Recul des glaciers, baisse du manteau neigeux à basse et moyenne altitude, dégradation du permafrost… Le réchauffement place les hautes montagnes à un haut degré de risque. Le dégel du permafrost, par exemple, peut conduire à des éboulements rocheux. Selon Samuel Morin, directeur du centre d’étude de la neige Météo France/CNRS et auteur principal du dernier rapport spécial du Groupe d’experts intergouvernemental sur l’évolution du climat (Giec) qui porte sur l’évolution de l’océan et de la cryosphère, sous l’effet du dérèglement climatique, le risque des précipitations intenses dans les montages devient plus important, « même à de très hautes altitudes, dans les endroits où il neige habituellement ».

 

Sans politique d’atténuation qui permettrait de ralentir les émissions de gaz à effet de serre de façon efficace, le réchauffement risque également d’entraîner une pénurie de neige généralisée dans les montagnes européennes, selon une étude parue dans la revue Nature Climate Change lundi 28 août.

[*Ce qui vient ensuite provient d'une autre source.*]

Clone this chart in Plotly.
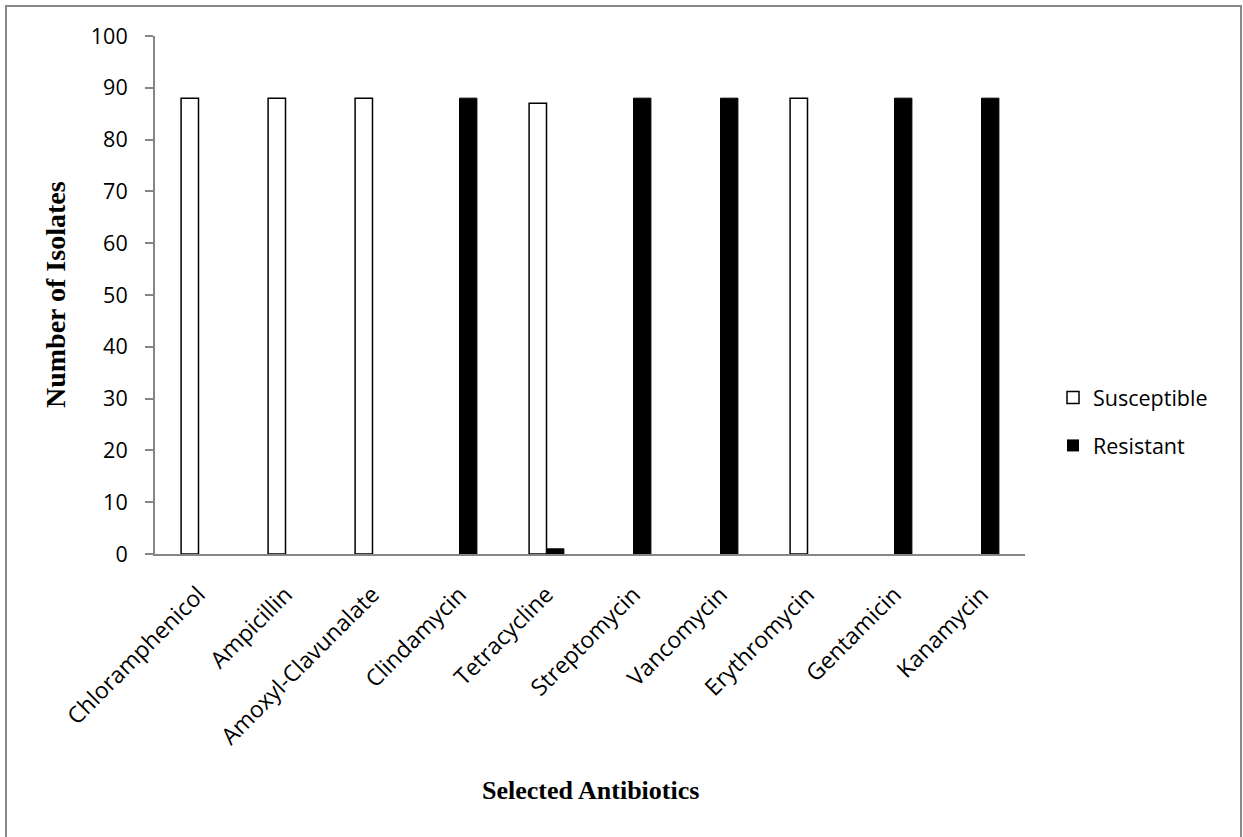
import plotly.graph_objects as go

antibiotics = ["Chloramphenicol", "Ampicillin", "Amoxyl-Clavunalate", "Clindamycin",
               "Tetracycline", "Streptomycin", "Vancomycin", "Erythromycin",
               "Gentamicin", "Kanamycin"]
susceptible = [88, 88, 88, 0, 87, 0, 0, 88, 0, 0]
resistant = [0, 0, 0, 88, 1, 88, 88, 0, 88, 88]
y_ticks = list(range(0, 101, 10))

W, H = 1243, 837
ml, mr, mt, mb = 155, 218, 36, 283
pw = W - ml - mr
ph = H - mt - mb


def px_x(p):
    return (p - ml) / pw


def px_y(p):
    return (mt + ph - p) / ph


fig = go.Figure()
fig.add_trace(go.Bar(x=antibiotics, y=susceptible, name="Susceptible", legendgroup="s",
                     marker=dict(color="white",
                                 line=dict(color="black",
                                           width=[1.5 if v > 0 else 0 for v in susceptible]))))
fig.add_trace(go.Bar(x=antibiotics, y=resistant, name="Resistant", legendgroup="r",
                     marker=dict(color="black",
                                 line=dict(color="black",
                                           width=[1 if v > 0 else 0 for v in resistant]))))

sans = "Open Sans, Liberation Sans, sans-serif"
serif = "Liberation Serif, Times New Roman, serif"

fig.update_layout(
    width=W, height=H,
    margin=dict(l=ml, r=mr, t=mt, b=mb),
    paper_bgcolor="white", plot_bgcolor="white",
    barmode="group", bargap=0.6, bargroupgap=0,
    showlegend=True,
    legend=dict(x=px_x(1053), y=px_y(377), xanchor="left", yanchor="top",
                font=dict(family=sans, size=21.5, color="black"),
                tracegroupgap=17, itemwidth=30, bgcolor="rgba(0,0,0,0)"),
    xaxis=dict(showline=True, linecolor="#868686", linewidth=2, ticks="",
               tickangle=-45, tickfont=dict(family=sans, size=23, color="black"),
               ticklabelstandoff=16, showgrid=False),
    yaxis=dict(range=[0, 100], tickvals=y_ticks, showline=True, linecolor="#868686",
               linewidth=2, ticks="outside", ticklen=8, tickcolor="#868686", tickwidth=2,
               tickfont=dict(family=sans, size=21.5, color="black"),
               ticklabelstandoff=13, showgrid=False, zeroline=False),
    annotations=[
        dict(text="<b>Selected Antibiotics</b>", xref="paper", yref="paper",
             x=px_x(590), y=px_y(790), xanchor="center", yanchor="middle",
             showarrow=False, font=dict(family=serif, size=26, color="black")),
        dict(text="<b>Number of Isolates</b>", xref="paper", yref="paper",
             x=px_x(55), y=px_y(295), xanchor="center", yanchor="middle",
             textangle=-90, showarrow=False,
             font=dict(family=serif, size=28, color="black")),
    ],
    shapes=[dict(type="rect", xref="paper", yref="paper",
                 x0=px_x(6), x1=px_x(1241), y0=px_y(845), y1=px_y(6),
                 line=dict(color="#888888", width=2), fillcolor="rgba(0,0,0,0)",
                 layer="below")],
)

fig.write_html("out.html", config={"displayModeBar": False},
               post_script="document.body.style.margin='0';")
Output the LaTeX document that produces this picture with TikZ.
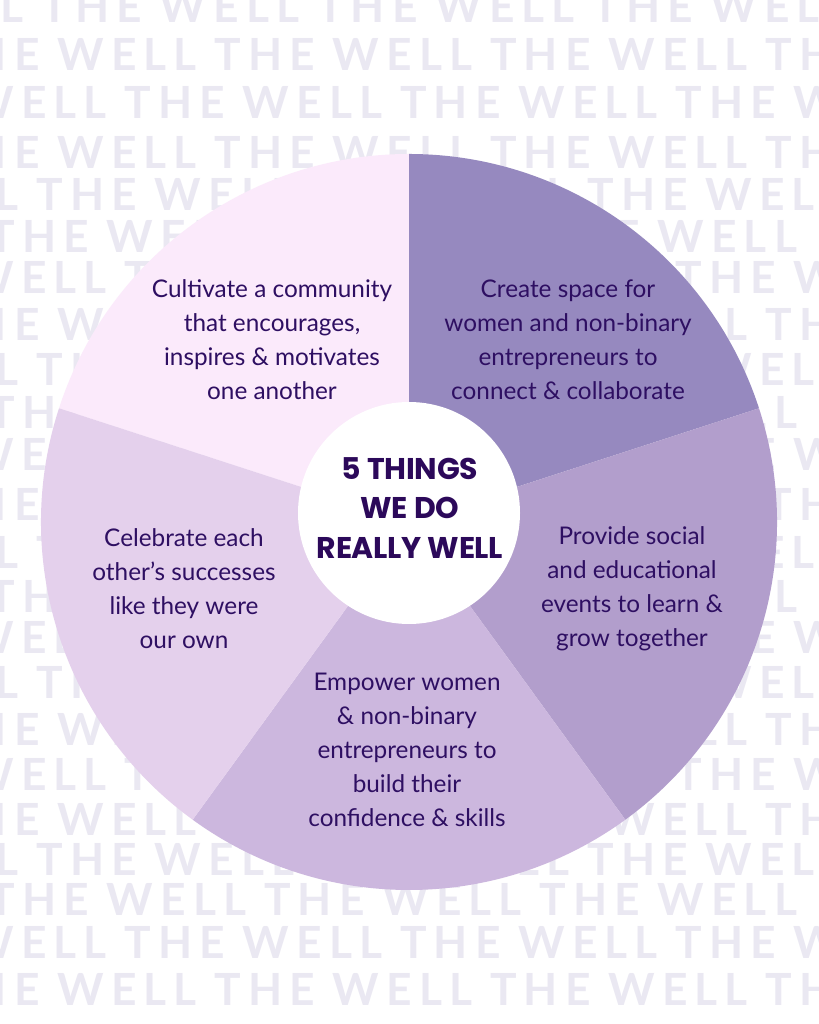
\documentclass[tikz,border=0pt]{standalone}
\usepackage{fontspec}
\setmainfont{Lato}
\newfontfamily\wmfont{Lato}[LetterSpace=16]
\newfontfamily\hubfont{Poppins}[LetterSpace=-1]

\definecolor{ink}{RGB}{46,15,98}
\definecolor{hubink}{RGB}{44,9,90}
\definecolor{wmgrey}{RGB}{234,232,242}
\definecolor{secA}{RGB}{251,234,251}
\definecolor{secB}{RGB}{150,137,191}
\definecolor{secC}{RGB}{178,158,204}
\definecolor{secD}{RGB}{204,183,222}
\definecolor{secE}{RGB}{228,208,236}

\begin{document}
\begin{tikzpicture}[x=0.025cm, y=0.025cm,
    wheeltext/.style={align=center, text=ink, inner sep=0pt, font=\fontsize{17.3}{24.2}\selectfont},
    hub/.style={align=center, text=hubink, inner sep=0pt, font=\hubfont\bfseries\fontsize{21.3}{28.4}\selectfont},
    wm/.style={anchor=base west, inner sep=0pt, text=wmgrey, font=\wmfont\bfseries\fontsize{31.5}{31.5}\selectfont}]

    \useasboundingbox (0,0) rectangle (819,1024);
    \fill[white] (0,0) rectangle (819,1024);

    % watermark rows behind the wheel
    \begin{scope}
        \clip (0,0) rectangle (819,1024);
        \foreach \ypx/\xoff [count=\i] in {7/50, 55/223, 103/133, 153/223, 195/45, 237/-3,
                278/133, 325/223, 370/45, 413/-3, 455/133, 505/223, 553/45, 597/-3,
                638/133, 683/45, 730/223, 775/133, 820/223, 860/45, 900/-3, 943/133, 990/223}
            \node[wm] (wm\i) at (\xoff-284, 1024-\ypx-16) {THE WELL THE WELL THE WELL THE WELL};
    \end{scope}

    % the wheel
    \coordinate (wheel) at (409,502);
    \fill[secA] (wheel) -- ++(90:368) arc[start angle=90, end angle=162, radius=368] -- cycle;
    \fill[secB] (wheel) -- ++(18:368) arc[start angle=18, end angle=90, radius=368] -- cycle;
    \fill[secC] (wheel) -- ++(-54:368) arc[start angle=-54, end angle=18, radius=368] -- cycle;
    \fill[secD] (wheel) -- ++(-126:368) arc[start angle=-126, end angle=-54, radius=368] -- cycle;
    \fill[secE] (wheel) -- ++(162:368) arc[start angle=162, end angle=234, radius=368] -- cycle;
    \fill[white] (409,511) circle[radius=111];

    \node[hub] (title) at (410,516) {5 THINGS\\WE DO\\REALLY WELL};

    \node[wheeltext] (cultivate) at (272,684) {Cultivate a community\\that encourages,\\inspires \& motivates\\one another};
    \node[wheeltext] (create) at (568,684) {Create space for\\women and non-binary\\entrepreneurs to\\connect \& collaborate};
    \node[wheeltext] (provide) at (632,435) {Provide social\\and educational\\events to learn \&\\grow together};
    \node[wheeltext] (empower) at (407,274) {Empower women\\\& non-binary\\entrepreneurs to\\build their\\confidence \& skills};
    \node[wheeltext] (celebrate) at (184,435) {Celebrate each\\other’s successes\\like they were\\our own};
\end{tikzpicture}
\end{document}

Réalisée par un groupe de chercheurs européens dont Samuel Morin, cette analyse complète de 2 234 stations de ski dans 28 pays européens révèle que pour des niveaux de réchauffement global de 2 °C et 4 °C respectivement, 53 % et 98 % des stations seront confrontées à un risque très élevé d’enneigement insuffisant, indépendamment de l’échéance.

 

Dans les hautes montagnes, la poursuite de la fonte des neiges est malheureusement un avenir certain. Selon le dernier rapport de synthèse du Giec, les politiques relatives à l’atténuation – si les promesses des gouvernements seront tenues – dirigent la planète vers un réchauffement planétaire proche de 2 °C en milieu de siècle, et de 2,8 °C d’ici à 2100. Sans production de neige artificielle, l’or blanc disparaîtra dans plus de neuf pistes européennes sur dix à la fin du siècle (91 %). 

 

Des situations de très faible enneigement, qui survenaient en moyenne une fois tous les cinq ans entre 1961 et 1990, vont avoir lieu une année sur deux. « Cela signifie que des évènements relativement épisodiques, qui posent déjà des difficultés, deviendront quasiment systématiques », explique Samuel Morin. 

 

Conséquences de la maladaptation 

Ces dernières années, confrontées à de l’enneigement de plus en plus épars, beaucoup de stations de ski se sont lancées dans une course à la neige de culture. Entre 30 % et 40 % des surfaces des stations françaises et suisses sont dotées des canons à neige et autres appareils du même genre, relate Samuel Morin, et le pourcentage est bien supérieur en Italie et en Autriche. 

 

Cette tentative qui vise à adapter l’environnement aux besoins du tourisme soulève de multiples questions. D’abord, la production de neige impliquera une augmentation non négligeable de la consommation en eau et en énergie. Sous les scénarios de réchauffement de 2 °C et de 4 °C, sur une année, la production de neige artificielle qui permettra de couvrir la moitié des pistes françaises fera augmenter la demande d’eau et d’électricité de 23 % et de 32 %, tandis que l’empreinte carbone associée à la production de ces neiges augmentera de 17 % et de 19 %. 

 

Cela est d’autant plus problématique que la neige de culture porte des risques de maladaptation plus graves, car elle perpétue des activités qui sont elles-mêmes fortement émettrices, comme les moyens de déplacement utilisant du combustible fossile. Comptant pour seulement une part très limitée (entre 2 % et 4 %) dans l’empreinte carbone globale des territoires spécialisés dans les sports d’hiver, la production de neige artificielle contribue pourtant à « pérenniser un modèle de développement dont il faut réfléchir à la décarbonation », souligne Samuel Morin. Celle-ci « verrouille les territoires sur des activités fondées sur la neige, et réduit la résilience ainsi que la capacité du secteur à faire face au risque du réchauffement climatique », conclut-il.